Leave the pictures out and retype the lines from the beginning through the line with "from bokeh.core.properties import value", both ends included.

--- begin ---

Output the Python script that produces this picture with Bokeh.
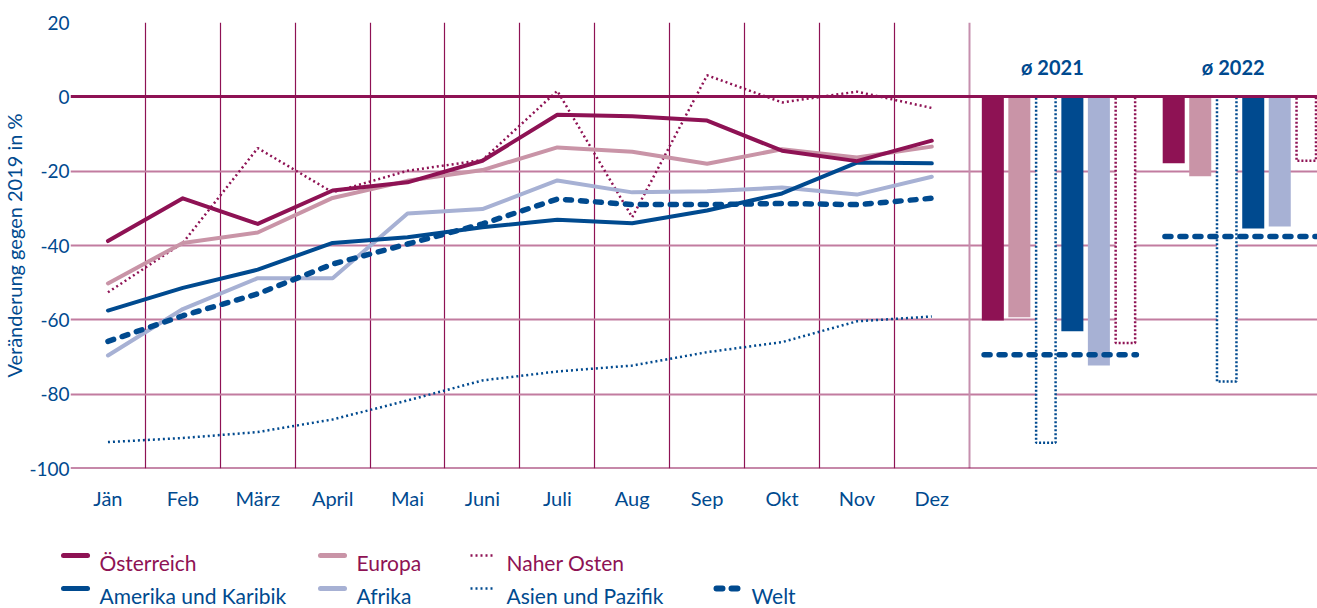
import math
from bokeh.plotting import figure
from bokeh.models import Range1d, FixedTicker
from bokeh.layouts import column, row
from bokeh.embed import file_html
from bokeh.resources import INLINE
from bokeh.core.properties import value

# ---------------- data ----------------
months = ["Jän", "Feb", "März", "April", "Mai", "Juni", "Juli", "Aug", "Sep", "Okt", "Nov", "Dez"]
oesterreich = [-38.8, -27.3, -34.2, -25.2, -23.0, -17.2, -4.8, -5.2, -6.4, -14.5, -17.3, -11.8]
europa = [-50.2, -39.3, -36.5, -27.2, -22.6, -19.7, -13.6, -14.8, -18.0, -14.1, -16.3, -13.4]
naher_osten = [-52.6, -39.3, -13.8, -25.7, -19.9, -17.0, 1.6, -32.4, 5.8, -1.5, 1.4, -3.0]
amerika = [-57.5, -51.4, -46.5, -39.3, -37.8, -35.1, -33.1, -34.0, -30.6, -26.0, -17.7, -17.9]
afrika = [-69.6, -57.1, -48.8, -48.8, -31.4, -30.2, -22.5, -25.7, -25.4, -24.4, -26.3, -21.5]
asien = [-92.9, -91.8, -90.2, -86.8, -81.7, -76.3, -73.9, -72.3, -68.7, -66.0, -60.4, -59.1]
welt = [-65.8, -58.9, -53.0, -45.0, -39.6, -34.2, -27.5, -29.0, -29.0, -28.7, -29.0, -27.3]

avg_years = ["ø 2021", "ø 2022"]
avg_oesterreich = [-60.2, -17.9]
avg_europa = [-59.3, -21.4]
avg_asien = [-93.1, -76.6]
avg_amerika = [-63.1, -35.4]
avg_afrika = [-72.3, -34.9]
avg_naher_osten = [-66.2, -17.2]
avg_welt = [-69.4, -37.6]

y_ticks = [-100, -80, -60, -40, -20, 0, 20]
y_title = "Veränderung gegen 2019 in %"
legend_row1 = ["Österreich", "Europa", "Naher Osten"]
legend_row2 = ["Amerika und Karibik", "Afrika", "Asien und Pazifik", "Welt"]

# ---------------- style ----------------
MAG = "#8e1254"
PINK = "#c994a7"
BLUE = "#004a8f"
LAV = "#a7b1d4"
HGRID = "#c27ca0"
FONT = "Lato"

TOP_H = 538
LEFT_W = 70
yr = Range1d(-100, 20)

# ---------------- y-axis strip (ticks + title) ----------------
tf = figure(width=LEFT_W, height=TOP_H, y_range=yr, x_range=Range1d(0, 1),
            toolbar_location=None, output_backend="svg", x_axis_location=None,
            min_border_left=66, min_border_right=0, min_border_top=22, min_border_bottom=70)
tf.outline_line_color = None
tf.grid.visible = False
tf.yaxis.ticker = FixedTicker(ticks=y_ticks)
tf.yaxis.major_label_overrides = {t: str(t) for t in y_ticks}
tf.yaxis.axis_line_color = None
tf.yaxis.major_tick_line_color = None
tf.yaxis.minor_tick_line_color = None
tf.yaxis.major_tick_out = 0
tf.yaxis.minor_tick_out = 0
tf.yaxis.major_label_standoff = 1
tf.yaxis.major_label_text_color = BLUE
tf.yaxis.major_label_text_font = FONT
tf.yaxis.major_label_text_font_size = "19px"
tf.yaxis.axis_label = y_title
tf.yaxis.axis_label_standoff = 0
tf.yaxis.axis_label_text_color = BLUE
tf.yaxis.axis_label_text_font = FONT
tf.yaxis.axis_label_text_font_style = "normal"
tf.yaxis.axis_label_text_font_size = "20px"
tf.scatter([0.5], [0], size=0, alpha=0)

# ---------------- main chart ----------------
p = figure(width=1317 - LEFT_W, height=TOP_H, x_range=Range1d(-0.5, 16.15), y_range=yr,
           toolbar_location=None, output_backend="svg", y_axis_location=None,
           min_border_left=0, min_border_right=0, min_border_top=22, min_border_bottom=70)
p.outline_line_color = None
p.background_fill_color = "white"

# grid
p.ygrid.ticker = FixedTicker(ticks=[-80, -60, -40, -20, 20])
p.ygrid.grid_line_color = HGRID
p.ygrid.grid_line_width = 2
p.xgrid.ticker = FixedTicker(ticks=[i - 0.5 for i in range(12)])
p.xgrid.grid_line_color = MAG
p.xgrid.grid_line_width = 1.2

# x axis
p.xaxis.ticker = FixedTicker(ticks=list(range(12)))
p.xaxis.major_label_overrides = {i: m for i, m in enumerate(months)}
p.xaxis.axis_line_color = None
p.xaxis.major_tick_line_color = None
p.xaxis.minor_tick_line_color = None
p.xaxis.major_tick_out = 0
p.xaxis.minor_tick_out = 0
p.xaxis.major_label_text_color = BLUE
p.xaxis.major_label_text_font = FONT
p.xaxis.major_label_text_font_size = "20px"
p.xaxis.major_label_standoff = 17

# separator between months and averages, bottom line
p.vspan(x=[11.5], line_color="#c68fae", line_width=2)
p.hspan(y=[-100], line_color=MAG, line_width=2)

# bars for averages
group_x = [12.70, 15.115]
step = 0.354
bar_w = 0.294
bar_series = [
    (avg_oesterreich, "solid", MAG),
    (avg_europa, "solid", PINK),
    (avg_asien, "dotted", BLUE),
    (avg_amerika, "solid", BLUE),
    (avg_afrika, "solid", LAV),
    (avg_naher_osten, "dotted", MAG),
]
for i, (vals, style, col) in enumerate(bar_series):
    xs = [g + (i - 2.5) * step for g in group_x]
    if style == "solid":
        p.vbar(x=xs, top=0, bottom=vals, width=bar_w, fill_color=col, line_color=None)
    else:
        p.vbar(x=xs, top=0, bottom=vals, width=bar_w - 0.034, fill_color="white",
               line_color=col, line_width=2.5, line_dash="2 2")

p.segment(x0=[g - 2.5 * step - bar_w / 2 + 0.03 for g in group_x],
          x1=[g + 2.5 * step + bar_w / 2 for g in group_x],
          y0=avg_welt, y1=avg_welt, line_color=BLUE, line_width=5.5,
          line_dash="6 9", line_cap="round")

# zero line
p.hspan(y=[0], line_color=MAG, line_width=3)

# lines
xm = list(range(12))
p.line(xm, asien, line_color=BLUE, line_width=2.5, line_dash="2 3")
p.line(xm, naher_osten, line_color=MAG, line_width=2.5, line_dash="2 3")
p.line(xm, afrika, line_color=LAV, line_width=4, line_join="round", line_cap="round")
p.line(xm, europa, line_color=PINK, line_width=4, line_join="round", line_cap="round")
p.line(xm, amerika, line_color=BLUE, line_width=4, line_join="round", line_cap="round")
p.line(xm, welt, line_color=BLUE, line_width=5.5, line_dash="6 9", line_cap="round",
       line_join="round")
p.line(xm, oesterreich, line_color=MAG, line_width=4, line_join="round", line_cap="round")

# average labels
p.text(x=[g - 0.09 for g in group_x], y=[8, 8], text=avg_years, text_color=BLUE,
       text_font=value(FONT), text_font_style="bold", text_font_size="20px",
       text_align="center", text_baseline="middle")

# ---------------- legend figure (page pixel coordinates) ----------------
LG_H = 70
LG_TOP = 546
lg = figure(width=1317, height=LG_H, x_range=Range1d(0, 1317), y_range=Range1d(LG_TOP + LG_H, LG_TOP),
            toolbar_location=None, output_backend="svg", x_axis_type=None, y_axis_type=None,
            min_border=0)
lg.outline_line_color = None
lg.grid.visible = False

row1_y, row2_y = 563, 596
row1_base, row2_base = 570, 603
sw_x = [63, 320, 470, 713]
tx_x = [99, 356, 506, 751]
# row 1
lg.segment(x0=[sw_x[0]], x1=[sw_x[0] + 24], y0=[row1_y], y1=[row1_y], line_color=MAG, line_width=5, line_cap="round")
lg.segment(x0=[sw_x[1]], x1=[sw_x[1] + 24], y0=[row1_y], y1=[row1_y], line_color=PINK, line_width=5, line_cap="round")
lg.segment(x0=[sw_x[2]], x1=[sw_x[2] + 22], y0=[row1_y], y1=[row1_y], line_color=MAG, line_width=2.5, line_dash="2 3")
lg.text(x=tx_x[:3], y=[row1_base] * 3, text=legend_row1, text_color=MAG, text_font=value(FONT),
        text_font_size="21px", text_baseline="alphabetic", text_align="left")
# row 2
lg.segment(x0=[sw_x[0]], x1=[sw_x[0] + 24], y0=[row2_y], y1=[row2_y], line_color=BLUE, line_width=5, line_cap="round")
lg.segment(x0=[sw_x[1]], x1=[sw_x[1] + 24], y0=[row2_y], y1=[row2_y], line_color=LAV, line_width=5, line_cap="round")
lg.segment(x0=[sw_x[2]], x1=[sw_x[2] + 22], y0=[row2_y], y1=[row2_y], line_color=BLUE, line_width=2.5, line_dash="2 3")
lg.segment(x0=[sw_x[3] + 3], x1=[sw_x[3] + 25], y0=[row2_y], y1=[row2_y], line_color=BLUE, line_width=6,
           line_dash="6 9", line_cap="round")
lg.text(x=tx_x, y=[row2_base] * 4, text=legend_row2, text_color=BLUE, text_font=value(FONT),
        text_font_size="21px", text_baseline="alphabetic", text_align="left")

layout = column(row(tf, p, spacing=0), lg, spacing=0)
open("out.html", "w").write(file_html(layout, INLINE))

--- end ---

Worked solution =
Output the Python script that produces this picture with Bokeh.
import math
from bokeh.plotting import figure
from bokeh.models import Range1d, FixedTicker
from bokeh.layouts import column, row
from bokeh.embed import file_html
from bokeh.resources import INLINE
from bokeh.core.properties import value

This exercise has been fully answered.